### [WHAT THE TASK ASKS]
Write out each line that follows exactly as it stands, without the pictures.

[begin INFORMATION SUPPLIED]

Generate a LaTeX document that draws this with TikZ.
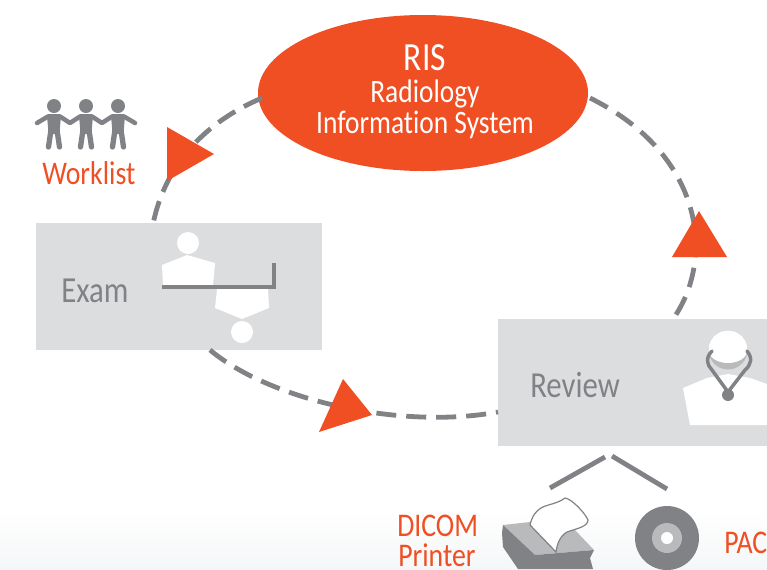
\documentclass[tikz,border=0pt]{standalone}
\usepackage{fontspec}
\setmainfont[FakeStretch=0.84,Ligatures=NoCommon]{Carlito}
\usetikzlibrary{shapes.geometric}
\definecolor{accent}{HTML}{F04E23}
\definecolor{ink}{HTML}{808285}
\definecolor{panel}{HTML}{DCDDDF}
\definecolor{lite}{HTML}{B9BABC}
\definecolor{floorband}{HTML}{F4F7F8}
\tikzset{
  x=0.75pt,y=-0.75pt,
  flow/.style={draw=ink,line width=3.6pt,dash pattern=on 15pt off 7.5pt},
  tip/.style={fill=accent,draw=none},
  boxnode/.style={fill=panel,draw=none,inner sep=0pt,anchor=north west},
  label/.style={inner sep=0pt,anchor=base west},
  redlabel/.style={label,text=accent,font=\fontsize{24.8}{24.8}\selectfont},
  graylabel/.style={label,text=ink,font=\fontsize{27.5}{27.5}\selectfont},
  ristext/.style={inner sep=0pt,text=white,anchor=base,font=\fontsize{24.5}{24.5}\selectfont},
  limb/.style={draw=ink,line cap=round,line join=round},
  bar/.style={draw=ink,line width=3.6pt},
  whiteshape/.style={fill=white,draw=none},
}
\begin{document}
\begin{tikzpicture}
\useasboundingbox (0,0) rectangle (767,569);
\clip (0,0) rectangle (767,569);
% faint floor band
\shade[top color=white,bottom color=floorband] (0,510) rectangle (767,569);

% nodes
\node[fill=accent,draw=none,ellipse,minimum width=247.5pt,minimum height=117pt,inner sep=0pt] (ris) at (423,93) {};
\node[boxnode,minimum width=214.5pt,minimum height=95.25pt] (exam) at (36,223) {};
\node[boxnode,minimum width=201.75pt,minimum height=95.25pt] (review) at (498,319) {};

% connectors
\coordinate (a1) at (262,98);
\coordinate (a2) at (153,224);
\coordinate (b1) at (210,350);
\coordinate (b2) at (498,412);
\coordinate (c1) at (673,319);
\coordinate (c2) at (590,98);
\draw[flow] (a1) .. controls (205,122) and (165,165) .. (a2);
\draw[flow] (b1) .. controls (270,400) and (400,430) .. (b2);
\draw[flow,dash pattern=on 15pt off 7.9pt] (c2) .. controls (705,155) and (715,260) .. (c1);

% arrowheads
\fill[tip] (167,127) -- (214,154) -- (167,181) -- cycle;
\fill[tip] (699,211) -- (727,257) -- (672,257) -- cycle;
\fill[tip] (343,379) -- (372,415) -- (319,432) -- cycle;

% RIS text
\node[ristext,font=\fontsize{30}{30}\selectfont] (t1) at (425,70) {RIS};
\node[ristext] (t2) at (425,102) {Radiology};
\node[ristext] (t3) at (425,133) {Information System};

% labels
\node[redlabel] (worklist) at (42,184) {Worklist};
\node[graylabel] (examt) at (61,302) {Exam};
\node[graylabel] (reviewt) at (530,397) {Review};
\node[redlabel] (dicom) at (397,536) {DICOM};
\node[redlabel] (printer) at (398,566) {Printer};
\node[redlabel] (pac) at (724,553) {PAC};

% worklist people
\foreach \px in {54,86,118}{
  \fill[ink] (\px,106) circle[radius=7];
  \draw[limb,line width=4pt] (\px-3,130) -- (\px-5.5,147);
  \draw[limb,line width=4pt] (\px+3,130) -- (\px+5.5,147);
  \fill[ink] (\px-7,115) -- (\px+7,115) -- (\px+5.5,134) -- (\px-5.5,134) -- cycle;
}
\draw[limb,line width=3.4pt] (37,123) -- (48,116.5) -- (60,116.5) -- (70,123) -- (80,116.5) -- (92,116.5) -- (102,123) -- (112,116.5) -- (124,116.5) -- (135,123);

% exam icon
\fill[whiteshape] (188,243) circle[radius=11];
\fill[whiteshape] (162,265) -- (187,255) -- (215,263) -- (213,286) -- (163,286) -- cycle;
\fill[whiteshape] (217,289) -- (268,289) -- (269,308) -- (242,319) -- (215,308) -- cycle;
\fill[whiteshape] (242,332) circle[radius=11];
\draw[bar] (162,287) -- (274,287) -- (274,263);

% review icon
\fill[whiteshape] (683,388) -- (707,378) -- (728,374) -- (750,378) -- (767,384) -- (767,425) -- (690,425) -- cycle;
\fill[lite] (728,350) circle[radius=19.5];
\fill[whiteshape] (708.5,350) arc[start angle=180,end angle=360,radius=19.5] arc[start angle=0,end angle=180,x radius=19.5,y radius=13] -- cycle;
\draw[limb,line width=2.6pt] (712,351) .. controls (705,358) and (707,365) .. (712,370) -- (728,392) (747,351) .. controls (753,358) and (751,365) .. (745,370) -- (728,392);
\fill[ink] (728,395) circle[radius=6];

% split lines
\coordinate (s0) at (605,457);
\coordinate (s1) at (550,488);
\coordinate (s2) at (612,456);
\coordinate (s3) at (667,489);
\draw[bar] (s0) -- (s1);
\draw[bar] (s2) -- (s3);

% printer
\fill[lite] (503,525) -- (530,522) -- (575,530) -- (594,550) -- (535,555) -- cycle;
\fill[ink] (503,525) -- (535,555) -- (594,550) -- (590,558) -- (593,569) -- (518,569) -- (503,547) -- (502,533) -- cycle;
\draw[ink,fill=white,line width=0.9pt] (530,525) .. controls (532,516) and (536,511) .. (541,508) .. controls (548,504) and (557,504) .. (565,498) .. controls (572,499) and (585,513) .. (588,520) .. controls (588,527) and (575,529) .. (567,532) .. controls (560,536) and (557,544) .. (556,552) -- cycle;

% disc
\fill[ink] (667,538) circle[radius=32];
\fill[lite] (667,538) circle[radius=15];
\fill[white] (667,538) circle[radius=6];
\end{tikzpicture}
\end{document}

[end INFORMATION SUPPLIED]

### [WRITTEN RESPONSE]
Generate a LaTeX document that draws this with TikZ.
\documentclass[tikz,border=0pt]{standalone}
\usepackage{fontspec}
\setmainfont[FakeStretch=0.84,Ligatures=NoCommon]{Carlito}
\usetikzlibrary{shapes.geometric}
\definecolor{accent}{HTML}{F04E23}
\definecolor{ink}{HTML}{808285}
\definecolor{panel}{HTML}{DCDDDF}
\definecolor{lite}{HTML}{B9BABC}
\definecolor{floorband}{HTML}{F4F7F8}
\tikzset{
  x=0.75pt,y=-0.75pt,
  flow/.style={draw=ink,line width=3.6pt,dash pattern=on 15pt off 7.5pt},
  tip/.style={fill=accent,draw=none},
  boxnode/.style={fill=panel,draw=none,inner sep=0pt,anchor=north west},
  label/.style={inner sep=0pt,anchor=base west},
  redlabel/.style={label,text=accent,font=\fontsize{24.8}{24.8}\selectfont},
  graylabel/.style={label,text=ink,font=\fontsize{27.5}{27.5}\selectfont},
  ristext/.style={inner sep=0pt,text=white,anchor=base,font=\fontsize{24.5}{24.5}\selectfont},
  limb/.style={draw=ink,line cap=round,line join=round},
  bar/.style={draw=ink,line width=3.6pt},
  whiteshape/.style={fill=white,draw=none},
}
\begin{document}
\begin{tikzpicture}
\useasboundingbox (0,0) rectangle (767,569);
\clip (0,0) rectangle (767,569);
% faint floor band
\shade[top color=white,bottom color=floorband] (0,510) rectangle (767,569);

% nodes
\node[fill=accent,draw=none,ellipse,minimum width=247.5pt,minimum height=117pt,inner sep=0pt] (ris) at (423,93) {};
\node[boxnode,minimum width=214.5pt,minimum height=95.25pt] (exam) at (36,223) {};
\node[boxnode,minimum width=201.75pt,minimum height=95.25pt] (review) at (498,319) {};

% connectors
\coordinate (a1) at (262,98);
\coordinate (a2) at (153,224);
\coordinate (b1) at (210,350);
\coordinate (b2) at (498,412);
\coordinate (c1) at (673,319);
\coordinate (c2) at (590,98);
\draw[flow] (a1) .. controls (205,122) and (165,165) .. (a2);
\draw[flow] (b1) .. controls (270,400) and (400,430) .. (b2);
\draw[flow,dash pattern=on 15pt off 7.9pt] (c2) .. controls (705,155) and (715,260) .. (c1);

% arrowheads
\fill[tip] (167,127) -- (214,154) -- (167,181) -- cycle;
\fill[tip] (699,211) -- (727,257) -- (672,257) -- cycle;
\fill[tip] (343,379) -- (372,415) -- (319,432) -- cycle;

% RIS text
\node[ristext,font=\fontsize{30}{30}\selectfont] (t1) at (425,70) {RIS};
\node[ristext] (t2) at (425,102) {Radiology};
\node[ristext] (t3) at (425,133) {Information System};

% labels
\node[redlabel] (worklist) at (42,184) {Worklist};
\node[graylabel] (examt) at (61,302) {Exam};
\node[graylabel] (reviewt) at (530,397) {Review};
\node[redlabel] (dicom) at (397,536) {DICOM};
\node[redlabel] (printer) at (398,566) {Printer};
\node[redlabel] (pac) at (724,553) {PAC};

% worklist people
\foreach \px in {54,86,118}{
  \fill[ink] (\px,106) circle[radius=7];
  \draw[limb,line width=4pt] (\px-3,130) -- (\px-5.5,147);
  \draw[limb,line width=4pt] (\px+3,130) -- (\px+5.5,147);
  \fill[ink] (\px-7,115) -- (\px+7,115) -- (\px+5.5,134) -- (\px-5.5,134) -- cycle;
}
\draw[limb,line width=3.4pt] (37,123) -- (48,116.5) -- (60,116.5) -- (70,123) -- (80,116.5) -- (92,116.5) -- (102,123) -- (112,116.5) -- (124,116.5) -- (135,123);

% exam icon
\fill[whiteshape] (188,243) circle[radius=11];
\fill[whiteshape] (162,265) -- (187,255) -- (215,263) -- (213,286) -- (163,286) -- cycle;
\fill[whiteshape] (217,289) -- (268,289) -- (269,308) -- (242,319) -- (215,308) -- cycle;
\fill[whiteshape] (242,332) circle[radius=11];
\draw[bar] (162,287) -- (274,287) -- (274,263);

% review icon
\fill[whiteshape] (683,388) -- (707,378) -- (728,374) -- (750,378) -- (767,384) -- (767,425) -- (690,425) -- cycle;
\fill[lite] (728,350) circle[radius=19.5];
\fill[whiteshape] (708.5,350) arc[start angle=180,end angle=360,radius=19.5] arc[start angle=0,end angle=180,x radius=19.5,y radius=13] -- cycle;
\draw[limb,line width=2.6pt] (712,351) .. controls (705,358) and (707,365) .. (712,370) -- (728,392) (747,351) .. controls (753,358) and (751,365) .. (745,370) -- (728,392);
\fill[ink] (728,395) circle[radius=6];

% split lines
\coordinate (s0) at (605,457);
\coordinate (s1) at (550,488);
\coordinate (s2) at (612,456);
\coordinate (s3) at (667,489);
\draw[bar] (s0) -- (s1);
\draw[bar] (s2) -- (s3);

% printer
\fill[lite] (503,525) -- (530,522) -- (575,530) -- (594,550) -- (535,555) -- cycle;
\fill[ink] (503,525) -- (535,555) -- (594,550) -- (590,558) -- (593,569) -- (518,569) -- (503,547) -- (502,533) -- cycle;
\draw[ink,fill=white,line width=0.9pt] (530,525) .. controls (532,516) and (536,511) .. (541,508) .. controls (548,504) and (557,504) .. (565,498) .. controls (572,499) and (585,513) .. (588,520) .. controls (588,527) and (575,529) .. (567,532) .. controls (560,536) and (557,544) .. (556,552) -- cycle;

% disc
\fill[ink] (667,538) circle[radius=32];
\fill[lite] (667,538) circle[radius=15];
\fill[white] (667,538) circle[radius=6];
\end{tikzpicture}
\end{document}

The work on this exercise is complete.